En las últimas décadas se han aplicado recetas elaboradas a partir de recomendaciones propuestas por distintas escuelas de pensamiento económico, pero una y otra vez, el aumento constante de precios volvió a poner contra las cuerdas a la gestión de turno.

Además del sismo que provocó la hiperinflación de fines de 1989, el país tuvo en el último siglo enormes dificultades para lograr cierta estabilidad de precios.

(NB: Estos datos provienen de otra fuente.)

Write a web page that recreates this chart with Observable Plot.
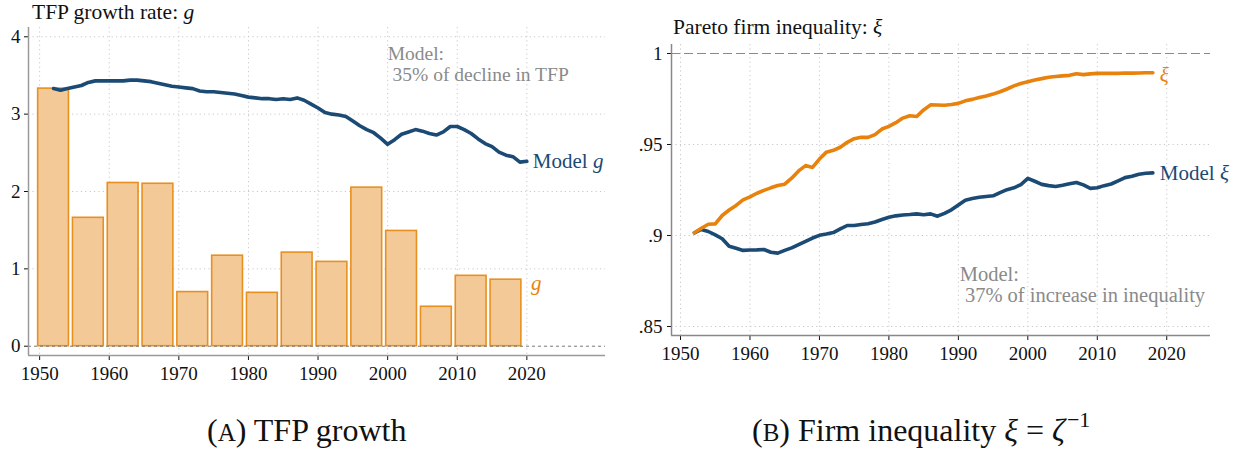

Según algunas estimaciones, en los últimos cien años el promedio anual del índice inflacionario se mantuvo en un 62%.

Esto quiere decir que varias generaciones de argentinos vivieron más tiempo viendo cómo se esfumaba el poder adquisitivo de sus ingresos que gozando de una relativa estabilidad que, como ocurrió durante largos períodos en otros países del mundo (aunque, vale aclarar, no es lo que ocurre en este momento particular de la historia mundial) permitió concretar proyectos a largo plazo.

Pero no hace falta ir muy lejos para comprobar cómo otras naciones lograron, a su manera, mantener dentro de parámetros razonables las principales variables macroeconómicas. En América Latina se puede citar el ejemplo de Paraguay, cuya tasa de inflación se mantuvo por debajo del 38% en los 61 últimos años.

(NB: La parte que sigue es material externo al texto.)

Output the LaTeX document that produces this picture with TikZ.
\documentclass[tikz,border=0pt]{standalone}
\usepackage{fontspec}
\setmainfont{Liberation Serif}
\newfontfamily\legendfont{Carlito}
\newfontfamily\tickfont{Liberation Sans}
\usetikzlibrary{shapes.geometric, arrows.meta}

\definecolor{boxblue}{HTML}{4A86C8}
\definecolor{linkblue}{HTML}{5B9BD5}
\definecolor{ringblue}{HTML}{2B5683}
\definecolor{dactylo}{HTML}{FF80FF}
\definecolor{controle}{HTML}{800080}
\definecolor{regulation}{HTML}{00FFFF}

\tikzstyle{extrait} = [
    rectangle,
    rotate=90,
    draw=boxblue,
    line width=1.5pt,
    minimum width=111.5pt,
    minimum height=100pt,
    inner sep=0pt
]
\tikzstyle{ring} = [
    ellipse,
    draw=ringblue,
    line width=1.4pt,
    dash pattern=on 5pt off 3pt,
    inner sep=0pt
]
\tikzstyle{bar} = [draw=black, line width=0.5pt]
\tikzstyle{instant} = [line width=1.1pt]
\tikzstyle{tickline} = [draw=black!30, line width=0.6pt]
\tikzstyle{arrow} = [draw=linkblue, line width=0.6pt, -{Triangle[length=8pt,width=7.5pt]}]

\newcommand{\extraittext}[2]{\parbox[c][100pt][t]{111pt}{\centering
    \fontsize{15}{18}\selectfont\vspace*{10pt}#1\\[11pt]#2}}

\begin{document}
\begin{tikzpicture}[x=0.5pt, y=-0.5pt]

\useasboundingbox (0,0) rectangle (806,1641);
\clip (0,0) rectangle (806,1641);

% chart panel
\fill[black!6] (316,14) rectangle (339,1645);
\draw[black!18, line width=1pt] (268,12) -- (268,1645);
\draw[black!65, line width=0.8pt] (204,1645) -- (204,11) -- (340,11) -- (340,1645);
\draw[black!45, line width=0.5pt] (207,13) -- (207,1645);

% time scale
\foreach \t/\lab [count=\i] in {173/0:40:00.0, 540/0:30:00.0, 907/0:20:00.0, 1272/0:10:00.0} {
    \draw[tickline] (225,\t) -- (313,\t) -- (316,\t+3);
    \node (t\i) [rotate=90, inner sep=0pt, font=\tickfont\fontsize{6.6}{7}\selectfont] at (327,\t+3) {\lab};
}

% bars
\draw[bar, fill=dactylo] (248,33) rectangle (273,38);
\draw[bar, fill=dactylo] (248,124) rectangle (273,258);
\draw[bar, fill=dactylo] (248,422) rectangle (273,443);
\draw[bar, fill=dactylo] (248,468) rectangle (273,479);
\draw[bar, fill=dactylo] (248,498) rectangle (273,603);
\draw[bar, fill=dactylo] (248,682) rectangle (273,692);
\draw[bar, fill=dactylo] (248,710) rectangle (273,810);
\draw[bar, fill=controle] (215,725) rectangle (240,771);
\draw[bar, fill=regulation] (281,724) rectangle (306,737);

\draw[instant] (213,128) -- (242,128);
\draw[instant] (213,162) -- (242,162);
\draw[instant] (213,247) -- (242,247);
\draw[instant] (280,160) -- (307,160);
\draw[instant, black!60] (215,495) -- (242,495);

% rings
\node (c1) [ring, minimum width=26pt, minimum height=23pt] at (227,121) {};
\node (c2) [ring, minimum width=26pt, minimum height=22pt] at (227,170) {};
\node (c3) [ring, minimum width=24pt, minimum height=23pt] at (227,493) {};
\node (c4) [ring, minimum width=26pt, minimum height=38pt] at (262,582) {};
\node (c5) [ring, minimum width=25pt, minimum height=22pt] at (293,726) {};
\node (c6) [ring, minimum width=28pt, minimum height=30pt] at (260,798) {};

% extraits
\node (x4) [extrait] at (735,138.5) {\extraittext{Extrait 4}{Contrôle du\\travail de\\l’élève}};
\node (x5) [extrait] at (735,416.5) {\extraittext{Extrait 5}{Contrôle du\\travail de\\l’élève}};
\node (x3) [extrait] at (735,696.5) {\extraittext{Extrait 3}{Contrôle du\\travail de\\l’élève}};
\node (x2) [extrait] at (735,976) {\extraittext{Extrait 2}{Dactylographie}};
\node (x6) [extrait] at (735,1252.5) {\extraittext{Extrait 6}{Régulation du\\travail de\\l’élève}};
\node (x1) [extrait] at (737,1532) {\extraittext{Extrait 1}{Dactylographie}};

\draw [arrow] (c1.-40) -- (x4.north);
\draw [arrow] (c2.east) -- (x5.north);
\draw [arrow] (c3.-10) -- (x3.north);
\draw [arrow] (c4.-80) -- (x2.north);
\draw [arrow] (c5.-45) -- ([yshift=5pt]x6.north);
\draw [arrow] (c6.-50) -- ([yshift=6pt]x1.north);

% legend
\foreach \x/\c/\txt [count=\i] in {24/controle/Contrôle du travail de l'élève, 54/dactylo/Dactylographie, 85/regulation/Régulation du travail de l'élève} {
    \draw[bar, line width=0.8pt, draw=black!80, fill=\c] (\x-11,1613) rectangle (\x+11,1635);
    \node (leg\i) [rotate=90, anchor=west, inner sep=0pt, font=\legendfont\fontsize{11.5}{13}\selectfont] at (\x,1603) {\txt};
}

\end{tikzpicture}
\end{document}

A la hora de explicar el fenómeno inflacionario argentino, algunos economistas sostienen que, en rigor, la suba de los precios es un síntoma y que la raíz del problema está en que el país gasta más dinero de lo que obtiene en el mercado global. Por eso, afirman, necesita endeudarse y cuando no puede pagar lo que debe, se ve obligado a refinanciar una y otra vez sus deudas.

Pero más allá de los vaivenes en la economía nacional, y sin dejar de reconocer que la crisis que desató la pandemia complicó aún más las cosas, este año la Argentina se encontró con un contexto internacional que, en teoría, debía beneficiar a su economía. En efecto, el conflicto en Europa del Este hizo que el precio de las materias primas que el país exporta alcanzara niveles históricos.

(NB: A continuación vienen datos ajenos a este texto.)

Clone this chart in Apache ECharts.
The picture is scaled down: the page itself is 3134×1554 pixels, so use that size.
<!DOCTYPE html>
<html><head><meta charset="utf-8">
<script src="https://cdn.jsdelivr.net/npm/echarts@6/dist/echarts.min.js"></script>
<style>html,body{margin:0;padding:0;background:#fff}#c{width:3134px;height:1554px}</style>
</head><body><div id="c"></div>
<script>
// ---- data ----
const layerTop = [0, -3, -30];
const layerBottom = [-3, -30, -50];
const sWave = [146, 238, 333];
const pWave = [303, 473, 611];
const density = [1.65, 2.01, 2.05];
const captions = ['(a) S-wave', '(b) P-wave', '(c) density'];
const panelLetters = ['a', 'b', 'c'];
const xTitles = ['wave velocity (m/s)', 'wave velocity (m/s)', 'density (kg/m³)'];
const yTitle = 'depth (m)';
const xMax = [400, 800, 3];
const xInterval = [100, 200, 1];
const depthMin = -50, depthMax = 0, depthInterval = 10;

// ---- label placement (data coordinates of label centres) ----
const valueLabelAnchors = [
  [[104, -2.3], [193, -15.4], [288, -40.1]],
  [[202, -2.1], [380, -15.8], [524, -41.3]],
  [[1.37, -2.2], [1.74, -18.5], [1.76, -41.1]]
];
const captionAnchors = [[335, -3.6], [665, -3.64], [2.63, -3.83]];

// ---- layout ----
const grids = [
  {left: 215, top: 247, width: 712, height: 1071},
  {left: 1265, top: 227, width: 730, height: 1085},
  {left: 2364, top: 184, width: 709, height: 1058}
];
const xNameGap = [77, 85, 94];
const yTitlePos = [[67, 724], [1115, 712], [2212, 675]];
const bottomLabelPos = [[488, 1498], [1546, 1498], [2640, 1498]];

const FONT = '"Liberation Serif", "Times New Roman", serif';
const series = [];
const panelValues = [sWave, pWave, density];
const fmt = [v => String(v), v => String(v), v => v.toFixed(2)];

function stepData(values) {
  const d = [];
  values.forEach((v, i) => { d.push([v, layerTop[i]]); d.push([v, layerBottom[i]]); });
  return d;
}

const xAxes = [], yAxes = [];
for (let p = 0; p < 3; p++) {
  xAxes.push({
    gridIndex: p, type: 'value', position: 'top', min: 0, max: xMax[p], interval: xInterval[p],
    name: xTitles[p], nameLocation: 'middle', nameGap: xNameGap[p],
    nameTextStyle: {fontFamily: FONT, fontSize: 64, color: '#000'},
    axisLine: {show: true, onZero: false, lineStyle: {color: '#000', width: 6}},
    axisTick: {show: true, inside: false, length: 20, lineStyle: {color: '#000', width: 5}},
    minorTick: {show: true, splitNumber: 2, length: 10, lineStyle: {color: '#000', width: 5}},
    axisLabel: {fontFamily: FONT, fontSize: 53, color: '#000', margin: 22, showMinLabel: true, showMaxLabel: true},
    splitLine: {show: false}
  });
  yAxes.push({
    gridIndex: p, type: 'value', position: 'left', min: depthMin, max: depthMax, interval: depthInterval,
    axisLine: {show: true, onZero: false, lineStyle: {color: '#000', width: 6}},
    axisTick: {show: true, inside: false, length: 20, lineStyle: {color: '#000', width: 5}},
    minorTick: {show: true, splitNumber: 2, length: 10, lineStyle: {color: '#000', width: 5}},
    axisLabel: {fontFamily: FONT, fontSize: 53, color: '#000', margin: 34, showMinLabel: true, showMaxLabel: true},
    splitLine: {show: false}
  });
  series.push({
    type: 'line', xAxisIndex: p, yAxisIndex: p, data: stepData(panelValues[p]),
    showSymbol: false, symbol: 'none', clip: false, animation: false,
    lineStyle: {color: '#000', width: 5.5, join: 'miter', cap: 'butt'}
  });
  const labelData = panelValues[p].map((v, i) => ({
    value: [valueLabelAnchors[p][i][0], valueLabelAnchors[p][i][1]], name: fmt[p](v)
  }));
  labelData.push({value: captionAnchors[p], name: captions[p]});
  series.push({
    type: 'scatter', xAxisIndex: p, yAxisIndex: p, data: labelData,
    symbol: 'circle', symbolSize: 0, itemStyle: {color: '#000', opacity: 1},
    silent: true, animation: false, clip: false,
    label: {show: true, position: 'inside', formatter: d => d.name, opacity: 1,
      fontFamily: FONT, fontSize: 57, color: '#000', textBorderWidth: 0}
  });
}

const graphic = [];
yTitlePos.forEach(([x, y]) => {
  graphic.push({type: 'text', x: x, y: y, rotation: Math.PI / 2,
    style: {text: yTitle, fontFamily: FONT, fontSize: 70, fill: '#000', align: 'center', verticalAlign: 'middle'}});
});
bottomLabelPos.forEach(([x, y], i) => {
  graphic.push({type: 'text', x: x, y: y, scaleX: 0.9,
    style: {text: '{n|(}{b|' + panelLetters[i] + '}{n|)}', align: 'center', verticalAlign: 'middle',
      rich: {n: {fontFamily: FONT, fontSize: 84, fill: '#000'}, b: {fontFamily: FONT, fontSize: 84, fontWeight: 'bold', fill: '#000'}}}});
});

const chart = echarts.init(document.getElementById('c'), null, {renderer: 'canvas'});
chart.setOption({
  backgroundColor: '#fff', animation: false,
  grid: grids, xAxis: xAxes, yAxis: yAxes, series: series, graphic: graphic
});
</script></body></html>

Los términos de intercambio, es decir la relación entre los precios de exportaciones nacionales y los precios de las importaciones se convirtieron en los mejores de las últimas tres décadas y es por eso, básicamente, que la recaudación por exportaciones de este año mostró registros muy altos. Se supone, entonces, que deberían estar sobrando dólares, porque hay un récord de exportaciones.

Sin embargo, la economía nacional no solo no se benefició con el nuevo escenario, sino que, por el contrario, lo que sucedió fue un descontrol de las principales variables. Por estas horas la economía vuelve a emitir señales de un preocupante deterioro, pese a que la Argentina es uno de los 6 países de la región más beneficiados por el actual contexto internacional, junto con Chile, Perú, México, Colombia y Brasil.

Al aumento del riesgo país se suman las presiones devaluatorias y las crecientes dificultades del Banco Central para acumular un piso de reservas. Una razón de esto, advierten algunos estudios del fenómeno, es el déficit energético. Y en este punto se ingresa en otro terreno difícil de entender: a pesar de tener grandes reservas de energía, el país en este último año volvió a ser importador neto y por eso tuvo que destinar cerca de 2.000 millones de dólares de reservas a la compra de combustibles y gas natural, en un momento en el que los precios de los mismos están en aumento.

Con todo este escenario de fondo la moneda nacional, el peso, vuelve a estar entre las monedas que más se devaluaron frente al dólar durante este año, solo superada por la lira turca. Como contrapartida el billete estadounidense se posiciona una vez más en el centro de la agenda política, como bien señalan Mariana Luzzi y Ariel Wilkis, autores del libro "El dólar.

Historia de una moneda argentina", en el que se observa que esa moneda extranjera ya es parte de la cultura popular y de la vida cotidiana de los argentinos. Tanto es así que, para Luzzi y Wilkis, para gobernar a Argentina primero hay que gobernar el dólar.